1. ## A simple question based on limits

i know the theorem that,
when lim x tends to 0, then (sinx)/x=1.
then my question is

when lim x tends to 0, then what is sinx ?

is the answer 0 or x?

(i just know that we can multiply and divide by x. then (sinx)/x is 1 by theorem, then what will happen to the x which is multiplied in the numerator ? Limit will be also applied to that and the answer of the question would be 0. isn't it ? is it right or wrong ? )

2. Originally Posted by iamtheone
i know the theorem that,
when lim x tends to 0, then (sinx)/x=1.
then my question is

when lim x tends to 0, then what is sinx ?

is the answer 0 or x?

(i just know that we can multiply and divide by x. then (sinx)/x is 1 by theorem, then what will happen to the x which is multiplied in the numerator ? Limit will be also applied to that and the answer of the question would be 0. isn't it ? is it right or wrong ? )

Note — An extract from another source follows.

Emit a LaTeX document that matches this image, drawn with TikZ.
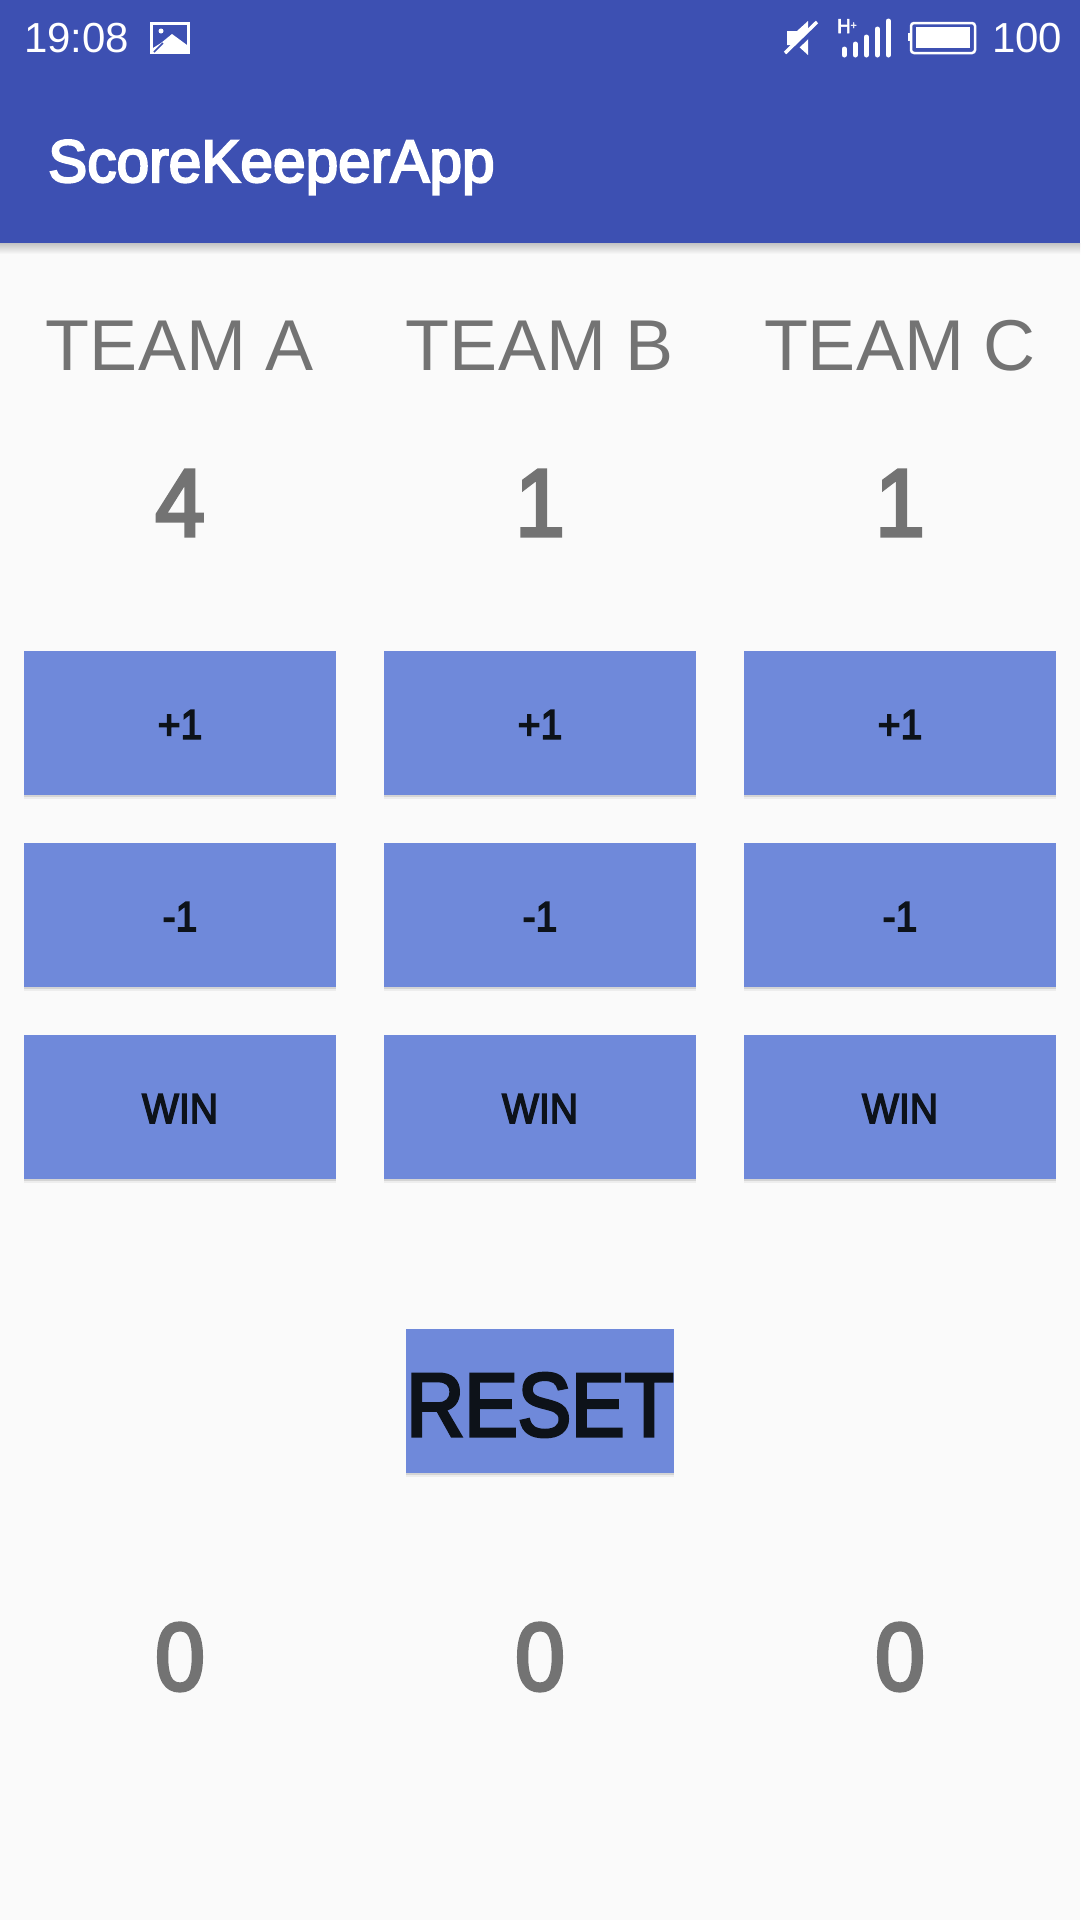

Let's look at the region of $x \in [0, \frac{\pi}{2}]$

$sin(x) \le x \le tan(x)$

$\frac{sin(x)}{sin(x)} \le \frac{x}{sin(x)} \le \frac{tan(x)}{sin(x)}$

$1 \le \frac{x}{sin(x)} \le \frac{sin(x)}{sin(x)cos(x)}$

$\frac{x}{sin(x)} \le \frac{1}{cos(x)}$

$lim_{x \rightarrow 0} \frac{1}{cos(x)} = 1$

Using the squeeze theorem:

$lim_{x \rightarrow 0} \frac{x}{sin(x)} = 1$